Within the material below, find each line bearing the word "matplotlib" and present it.
[START]
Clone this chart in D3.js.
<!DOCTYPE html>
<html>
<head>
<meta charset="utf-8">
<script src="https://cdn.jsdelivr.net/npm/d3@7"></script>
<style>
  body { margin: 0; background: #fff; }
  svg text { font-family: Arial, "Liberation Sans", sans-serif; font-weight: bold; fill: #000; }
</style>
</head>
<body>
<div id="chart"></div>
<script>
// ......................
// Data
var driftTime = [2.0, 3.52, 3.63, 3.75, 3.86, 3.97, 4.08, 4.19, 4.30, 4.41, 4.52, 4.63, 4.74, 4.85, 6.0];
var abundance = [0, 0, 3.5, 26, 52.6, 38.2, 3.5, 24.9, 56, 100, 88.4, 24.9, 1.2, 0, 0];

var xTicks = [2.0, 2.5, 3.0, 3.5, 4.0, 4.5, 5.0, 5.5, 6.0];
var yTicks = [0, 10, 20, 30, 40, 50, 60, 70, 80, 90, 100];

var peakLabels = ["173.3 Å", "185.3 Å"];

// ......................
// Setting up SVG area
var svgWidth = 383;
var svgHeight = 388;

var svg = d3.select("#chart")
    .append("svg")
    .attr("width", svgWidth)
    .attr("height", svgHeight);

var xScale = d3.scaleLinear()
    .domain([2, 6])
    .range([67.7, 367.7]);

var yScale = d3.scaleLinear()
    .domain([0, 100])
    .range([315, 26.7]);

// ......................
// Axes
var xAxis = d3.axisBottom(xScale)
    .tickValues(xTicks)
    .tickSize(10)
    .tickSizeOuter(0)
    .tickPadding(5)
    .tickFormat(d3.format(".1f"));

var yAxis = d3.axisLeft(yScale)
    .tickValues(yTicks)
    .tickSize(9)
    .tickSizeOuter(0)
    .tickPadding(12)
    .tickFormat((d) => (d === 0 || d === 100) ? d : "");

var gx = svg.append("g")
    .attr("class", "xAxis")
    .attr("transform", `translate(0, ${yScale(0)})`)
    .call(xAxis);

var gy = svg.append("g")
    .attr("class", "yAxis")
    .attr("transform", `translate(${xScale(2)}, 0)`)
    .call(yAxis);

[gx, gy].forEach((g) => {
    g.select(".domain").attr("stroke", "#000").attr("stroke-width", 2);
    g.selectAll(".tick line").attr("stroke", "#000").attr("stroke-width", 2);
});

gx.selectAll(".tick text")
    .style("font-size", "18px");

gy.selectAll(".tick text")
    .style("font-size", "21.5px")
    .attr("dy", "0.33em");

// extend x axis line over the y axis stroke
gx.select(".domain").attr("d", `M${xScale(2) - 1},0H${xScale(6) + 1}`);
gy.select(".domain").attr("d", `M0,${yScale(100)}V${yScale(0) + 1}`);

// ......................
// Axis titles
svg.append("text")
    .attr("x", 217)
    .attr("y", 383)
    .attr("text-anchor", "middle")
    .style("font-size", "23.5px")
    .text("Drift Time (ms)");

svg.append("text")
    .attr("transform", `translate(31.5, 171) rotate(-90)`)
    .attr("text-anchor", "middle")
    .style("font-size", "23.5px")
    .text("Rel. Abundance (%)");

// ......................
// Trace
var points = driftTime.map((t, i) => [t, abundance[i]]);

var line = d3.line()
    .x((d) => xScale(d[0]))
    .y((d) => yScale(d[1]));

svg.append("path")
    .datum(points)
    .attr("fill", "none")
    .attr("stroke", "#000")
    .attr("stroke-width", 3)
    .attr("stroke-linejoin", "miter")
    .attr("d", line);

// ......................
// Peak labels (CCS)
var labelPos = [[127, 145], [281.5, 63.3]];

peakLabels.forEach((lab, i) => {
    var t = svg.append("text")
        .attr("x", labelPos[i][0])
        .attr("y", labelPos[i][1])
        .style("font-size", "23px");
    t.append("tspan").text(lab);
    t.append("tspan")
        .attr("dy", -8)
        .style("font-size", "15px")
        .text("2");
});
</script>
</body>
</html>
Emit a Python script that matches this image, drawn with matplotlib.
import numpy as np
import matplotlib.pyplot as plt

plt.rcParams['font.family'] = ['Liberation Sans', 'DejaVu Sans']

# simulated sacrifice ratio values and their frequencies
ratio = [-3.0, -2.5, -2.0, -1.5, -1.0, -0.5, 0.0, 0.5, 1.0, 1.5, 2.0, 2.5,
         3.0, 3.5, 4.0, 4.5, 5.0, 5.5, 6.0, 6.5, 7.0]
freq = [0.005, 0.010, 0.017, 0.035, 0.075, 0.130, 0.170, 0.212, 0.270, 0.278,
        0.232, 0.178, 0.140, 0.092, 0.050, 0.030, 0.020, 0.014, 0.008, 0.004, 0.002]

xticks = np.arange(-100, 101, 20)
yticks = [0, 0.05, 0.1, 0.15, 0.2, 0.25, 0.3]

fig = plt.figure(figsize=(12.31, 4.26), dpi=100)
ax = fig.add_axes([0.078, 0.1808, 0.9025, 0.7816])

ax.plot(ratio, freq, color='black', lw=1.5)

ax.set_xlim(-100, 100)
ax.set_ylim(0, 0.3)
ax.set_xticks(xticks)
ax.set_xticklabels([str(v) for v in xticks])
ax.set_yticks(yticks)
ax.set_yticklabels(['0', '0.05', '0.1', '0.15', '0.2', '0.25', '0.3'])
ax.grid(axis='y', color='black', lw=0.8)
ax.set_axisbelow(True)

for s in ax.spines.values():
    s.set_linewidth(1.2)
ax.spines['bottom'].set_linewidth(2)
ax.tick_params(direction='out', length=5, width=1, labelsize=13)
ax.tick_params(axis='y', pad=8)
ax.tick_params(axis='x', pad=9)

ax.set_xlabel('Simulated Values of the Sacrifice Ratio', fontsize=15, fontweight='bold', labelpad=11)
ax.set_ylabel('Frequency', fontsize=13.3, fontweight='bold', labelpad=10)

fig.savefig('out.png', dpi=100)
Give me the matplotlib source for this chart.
[END]
Answer for this exercise>
Emit a Python script that matches this image, drawn with matplotlib.
import matplotlib.pyplot as plt
Give me the matplotlib source for this chart.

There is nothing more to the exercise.